• Data lines:
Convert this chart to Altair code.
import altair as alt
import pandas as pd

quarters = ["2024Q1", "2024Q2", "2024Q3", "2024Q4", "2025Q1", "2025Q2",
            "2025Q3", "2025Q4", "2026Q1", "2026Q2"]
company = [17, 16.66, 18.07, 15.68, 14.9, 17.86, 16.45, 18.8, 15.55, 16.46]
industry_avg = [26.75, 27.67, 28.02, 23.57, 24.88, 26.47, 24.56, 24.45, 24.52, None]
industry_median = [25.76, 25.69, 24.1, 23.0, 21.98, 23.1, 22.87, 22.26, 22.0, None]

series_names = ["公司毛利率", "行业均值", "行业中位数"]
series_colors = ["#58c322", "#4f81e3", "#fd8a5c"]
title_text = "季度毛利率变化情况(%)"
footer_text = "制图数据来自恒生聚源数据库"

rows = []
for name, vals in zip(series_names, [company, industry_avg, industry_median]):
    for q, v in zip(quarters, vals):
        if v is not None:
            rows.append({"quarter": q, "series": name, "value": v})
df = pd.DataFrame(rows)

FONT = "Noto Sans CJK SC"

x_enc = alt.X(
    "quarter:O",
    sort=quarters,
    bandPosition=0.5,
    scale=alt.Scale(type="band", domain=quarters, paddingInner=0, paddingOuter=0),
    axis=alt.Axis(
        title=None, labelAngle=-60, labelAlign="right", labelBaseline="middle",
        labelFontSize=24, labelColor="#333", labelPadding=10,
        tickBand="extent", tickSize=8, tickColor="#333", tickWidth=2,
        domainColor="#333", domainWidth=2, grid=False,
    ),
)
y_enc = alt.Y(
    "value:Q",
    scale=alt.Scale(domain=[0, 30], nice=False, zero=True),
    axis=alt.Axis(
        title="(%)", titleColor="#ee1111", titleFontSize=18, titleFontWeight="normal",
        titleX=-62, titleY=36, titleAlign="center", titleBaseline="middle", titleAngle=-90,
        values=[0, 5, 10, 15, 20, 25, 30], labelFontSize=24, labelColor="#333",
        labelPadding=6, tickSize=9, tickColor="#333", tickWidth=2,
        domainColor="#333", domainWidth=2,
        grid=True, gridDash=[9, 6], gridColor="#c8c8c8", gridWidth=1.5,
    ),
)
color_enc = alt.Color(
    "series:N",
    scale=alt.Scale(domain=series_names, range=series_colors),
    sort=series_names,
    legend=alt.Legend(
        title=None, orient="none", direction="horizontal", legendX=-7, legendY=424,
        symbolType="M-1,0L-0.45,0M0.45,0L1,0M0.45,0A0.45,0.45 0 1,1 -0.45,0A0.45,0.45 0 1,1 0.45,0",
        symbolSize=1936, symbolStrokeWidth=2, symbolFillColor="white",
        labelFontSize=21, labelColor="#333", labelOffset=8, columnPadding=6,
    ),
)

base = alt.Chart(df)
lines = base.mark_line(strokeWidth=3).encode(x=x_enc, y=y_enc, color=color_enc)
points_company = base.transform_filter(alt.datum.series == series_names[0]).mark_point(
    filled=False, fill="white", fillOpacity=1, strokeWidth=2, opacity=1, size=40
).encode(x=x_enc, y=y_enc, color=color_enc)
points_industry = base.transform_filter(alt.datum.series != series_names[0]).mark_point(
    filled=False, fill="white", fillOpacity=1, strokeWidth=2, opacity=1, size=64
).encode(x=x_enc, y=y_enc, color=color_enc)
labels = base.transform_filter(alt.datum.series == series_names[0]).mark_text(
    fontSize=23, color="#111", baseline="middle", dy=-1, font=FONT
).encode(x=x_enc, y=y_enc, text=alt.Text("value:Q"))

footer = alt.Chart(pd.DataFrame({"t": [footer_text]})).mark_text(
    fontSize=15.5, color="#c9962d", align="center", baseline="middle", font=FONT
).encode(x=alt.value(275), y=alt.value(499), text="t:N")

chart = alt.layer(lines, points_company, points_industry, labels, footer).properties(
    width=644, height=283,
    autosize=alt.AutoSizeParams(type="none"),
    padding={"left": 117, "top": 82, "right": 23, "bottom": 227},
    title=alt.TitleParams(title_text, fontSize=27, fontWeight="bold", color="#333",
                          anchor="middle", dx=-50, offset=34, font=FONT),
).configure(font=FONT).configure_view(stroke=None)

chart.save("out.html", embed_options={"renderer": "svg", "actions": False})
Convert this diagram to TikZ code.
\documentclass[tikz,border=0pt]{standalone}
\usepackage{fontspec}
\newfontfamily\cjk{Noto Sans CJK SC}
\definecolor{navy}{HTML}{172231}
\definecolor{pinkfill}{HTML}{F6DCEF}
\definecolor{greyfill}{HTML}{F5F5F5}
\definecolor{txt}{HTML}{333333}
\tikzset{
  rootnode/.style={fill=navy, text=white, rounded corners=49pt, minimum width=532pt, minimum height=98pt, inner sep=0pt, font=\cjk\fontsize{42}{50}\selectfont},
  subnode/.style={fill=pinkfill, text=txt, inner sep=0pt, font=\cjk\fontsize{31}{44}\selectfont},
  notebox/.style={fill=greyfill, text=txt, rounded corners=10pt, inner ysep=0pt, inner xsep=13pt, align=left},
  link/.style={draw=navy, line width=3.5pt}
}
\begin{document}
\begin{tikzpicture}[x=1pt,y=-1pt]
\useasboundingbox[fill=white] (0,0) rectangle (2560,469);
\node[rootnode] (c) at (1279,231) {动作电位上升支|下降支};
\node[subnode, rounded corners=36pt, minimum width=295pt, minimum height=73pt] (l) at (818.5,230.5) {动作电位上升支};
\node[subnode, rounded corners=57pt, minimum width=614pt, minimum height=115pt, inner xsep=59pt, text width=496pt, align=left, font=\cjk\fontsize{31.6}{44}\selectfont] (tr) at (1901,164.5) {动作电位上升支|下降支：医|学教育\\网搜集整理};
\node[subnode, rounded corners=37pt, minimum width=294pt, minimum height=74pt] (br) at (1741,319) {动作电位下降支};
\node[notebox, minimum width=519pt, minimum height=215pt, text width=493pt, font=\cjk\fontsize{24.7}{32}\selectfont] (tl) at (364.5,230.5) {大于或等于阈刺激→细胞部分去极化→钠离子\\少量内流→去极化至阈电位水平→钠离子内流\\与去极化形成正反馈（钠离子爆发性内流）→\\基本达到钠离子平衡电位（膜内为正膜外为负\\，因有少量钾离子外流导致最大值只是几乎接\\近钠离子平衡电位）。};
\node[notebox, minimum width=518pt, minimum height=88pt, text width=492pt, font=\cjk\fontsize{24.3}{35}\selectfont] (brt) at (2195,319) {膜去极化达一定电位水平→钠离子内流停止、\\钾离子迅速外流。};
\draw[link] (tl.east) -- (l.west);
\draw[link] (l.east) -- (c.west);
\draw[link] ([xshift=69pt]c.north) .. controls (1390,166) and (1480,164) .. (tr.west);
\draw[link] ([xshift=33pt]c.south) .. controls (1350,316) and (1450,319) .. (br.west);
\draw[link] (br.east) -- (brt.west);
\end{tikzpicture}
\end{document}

• Exercise requirements:
Which lines above contain the word "this"? Copy each of them.

• Solution to the problem:
Convert this chart to Altair code.
Convert this diagram to TikZ code.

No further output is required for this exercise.